In attempting to show error, Leiataua makes a lengthy argument that her convictions do not fit the definition of misapplication of funds as contemplated by A.S.C.A. § 28.0111.1 She submits the following definition: “misapplication of funds . . . occurs when funds are distributed under a record which misrepresents the true state of the record with the intent that bank officials, bank examiners, or the Federal Deposit Insurance Corporation will be deceived.” United States v. Kennedy, 564 F.2d 1329, 1339 (9th Cir. 1977). She claims that the trial court did not find the requisite misrepresentation under this definition. This argument has no merit.

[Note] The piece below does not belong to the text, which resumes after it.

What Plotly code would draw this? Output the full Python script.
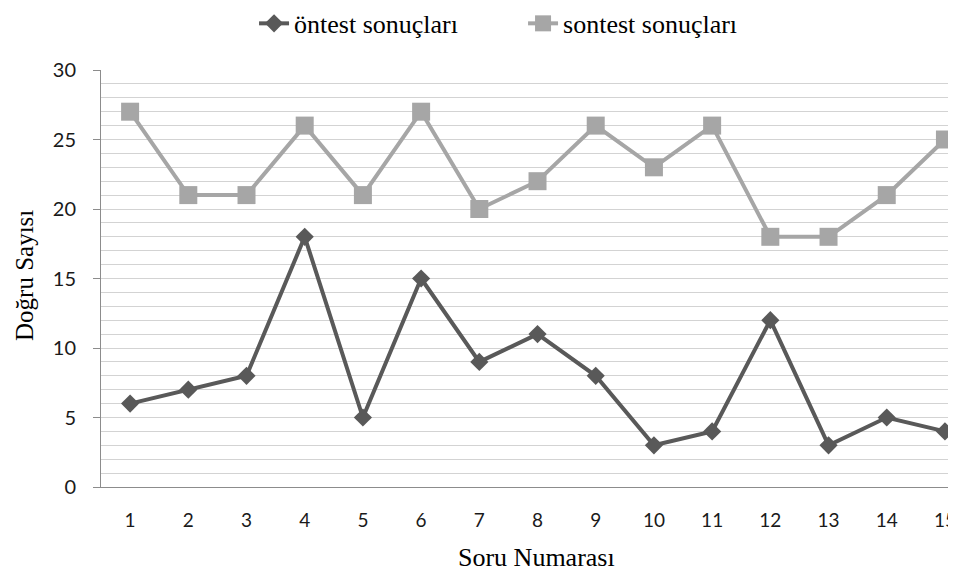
import plotly.graph_objects as go

questions = list(range(1, 16))
pretest = [6, 7, 8, 18, 5, 15, 9, 11, 8, 3, 4, 12, 3, 5, 4]
posttest = [27, 21, 21, 26, 21, 27, 20, 22, 26, 23, 26, 18, 18, 21, 25]

SERIF = "Liberation Serif"

fig = go.Figure()
fig.add_trace(go.Scatter(
    x=questions, y=pretest, name="öntest sonuçları", mode="lines+markers",
    line=dict(color="#595959", width=4),
    marker=dict(symbol="diamond", size=14, color="#595959"),
    cliponaxis=False,
))
fig.add_trace(go.Scatter(
    x=questions, y=posttest, name="sontest sonuçları", mode="lines+markers",
    line=dict(color="#a6a6a6", width=4),
    marker=dict(symbol="square", size=18, color="#a6a6a6"),
    cliponaxis=False,
))

fig.update_layout(
    width=948, height=566,
    margin=dict(l=93, r=0, t=62, b=87, autoexpand=False),
    paper_bgcolor="white", plot_bgcolor="white",
    font=dict(family=SERIF),
    showlegend=True,
    legend=dict(orientation="h", x=0.179, xanchor="left", y=1.168, yref="paper",
                yanchor="top", font=dict(family=SERIF, size=26, color="black"),
                entrywidth=224, entrywidthmode="pixels", tracegroupgap=0),
    xaxis=dict(
        range=[0.5, 15.19], tickmode="array", tickvals=questions,
        ticktext=[str(q) for q in questions], automargin=False,
        showgrid=False, showline=True, linecolor="#8c8c8c", linewidth=1,
        ticks="", ticklabelstandoff=16, zeroline=False,
        ticklabeloverflow="allow",
        tickfont=dict(family="Lato", size=19, color="#1a1a1a"),
    ),
    yaxis=dict(
        range=[0, 30], tickmode="linear", tick0=0, dtick=5, automargin=False,
        showgrid=True, gridcolor="#d3d3d3", gridwidth=1,
        minor=dict(dtick=1, showgrid=True, gridcolor="#d3d3d3", gridwidth=1),
        showline=True, linecolor="#8c8c8c", linewidth=1,
        ticks="outside", ticklen=7, tickcolor="#8c8c8c", zeroline=False,
        ticklabelstandoff=13,
        tickfont=dict(family="Lato", size=20, color="#1a1a1a"),
    ),
    annotations=[
        dict(text="Soru Numarası", xref="paper", yref="paper", x=0.5088, y=-0.168,
             xanchor="center", yanchor="middle", showarrow=False,
             font=dict(family=SERIF, size=26, color="black")),
        dict(text="Doğru Sayısı", xref="paper", yref="paper", x=-0.0889, y=0.5084,
             xanchor="center", yanchor="middle", showarrow=False, textangle=-90,
             font=dict(family=SERIF, size=25, color="black")),
    ],
)

fig.write_html("out.html")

 First, the High Court is not bound to accept the definition of “misapplication” expounded by the federal courts. Although we often look to the federal courts for guidance, we are not bound by their pronouncements. Thus, it is unclear whether we would adopt the same definition of misapplication as the federal courts have.

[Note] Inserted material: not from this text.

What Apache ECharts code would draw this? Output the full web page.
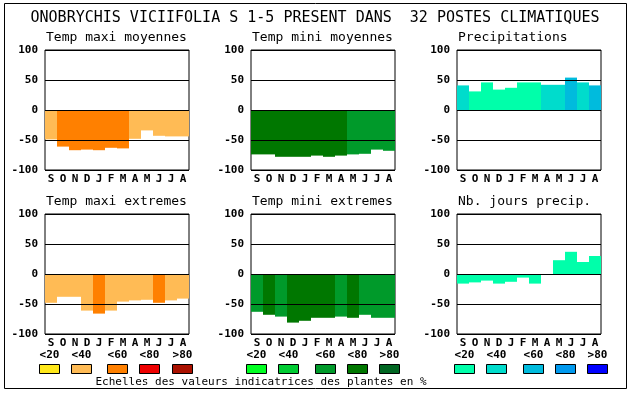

Second, even if we were to accept a federal court definition for misapplication, the definition offered by Leiataua is not the only definition they have used. In one of the Ninth Circuit’s more recent misapplication cases, it stated the following:
The government can prove the misapplication element by showing that a bank has been “deprived of its right to . . . make its own decision as to how [its] funds are used.” United States v. Hazeem, 679 F.2d 770, 772 (9th Cir. 1982) (internal quotation omitted). To show that the bank was deprived of that right, the government must show that funds were disbursed from the bank under a false pretense designed to deceive bank officials. Id.; United States v. Unruh, 855 F.2d 1363, 1371 (9th Cir. 1987.

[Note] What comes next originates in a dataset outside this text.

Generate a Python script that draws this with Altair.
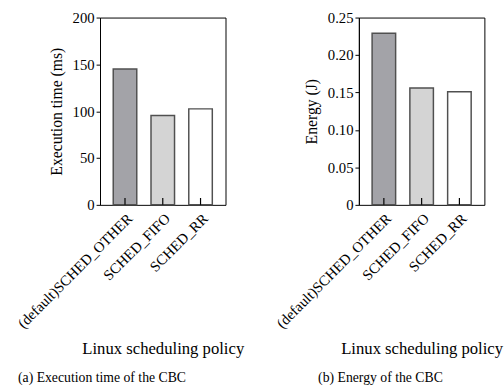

U.S. v. Wolfswinkel, 44 F.3d 782, 786 (9th Cir. 1995). This definition, broader than that offered by Leiataua, would seem to cover both of her convictions. In CR No. 44-94, she misrepresented the status of her loan with Amerika Samoa Bank when she convinced DBAS to buy it out. In CR No. 9-94, she allowed an expenditure of funds to reimburse her for materials that she never purchased nor intended to purchase. These satisfy us as false pretenses under this definition.2
 Finally, even if we accept the definition offered by Leiataua, she still does not have grounds for having her sentence vacated. In convicting her in CR No. 9-94, the trial court found that Leiataua, at a minimum, acquiesced to a disbursement of funds to her based upon a false invoice. A.S.G. v. Leiataua, 28 A.S.R.2d 206 (Trial Div. 1995). This false invoice clearly constitutes a false record upon which funds were distributed. Because both sentences were identical and are running concurrently, our upholding of one is sufficient to deny the stay of execution without examination of the other. See United States v. Draiman, 614 F. Supp. 307, 312 (D.C. Ill. 1985). Thus, we need not consider what effect this definition would have with regard to the conviction in CR No. 44-94 at this time. Therefore, Leiataua’s arguments concerning the precise definition of misapplication are insufficient to show cause for a stay of execution.
Leiataua also makes an argument that the trial court’s finding of intent was erroneous. Her argument, however, is basically an assertion that the trial court gave too broad a reading to United States v. Krepps, 605 F.2d 101 (3d Cir. 1979). This brief argument, even if accepted, does not negate the finding of intent, and is therefore not sufficient to show cause for a stay of execution.
The motion is denied.
It is so ordered.
1 We are not sure that Leiataua has properly preserved this argument for appeal. However, we dispose of this motion on other grounds, and need not concern ourselves with this question at this time.[30ASR2d125]
2 This broad definition may also answer Leiataua’s argument that she cannot be convicted merely because proper bank procedures were not followed. It seems to us that the following of bank procedures is essential to the bank retaining its right to make its own decision as to how its funds are used. This argument can be more fully explored on appeal.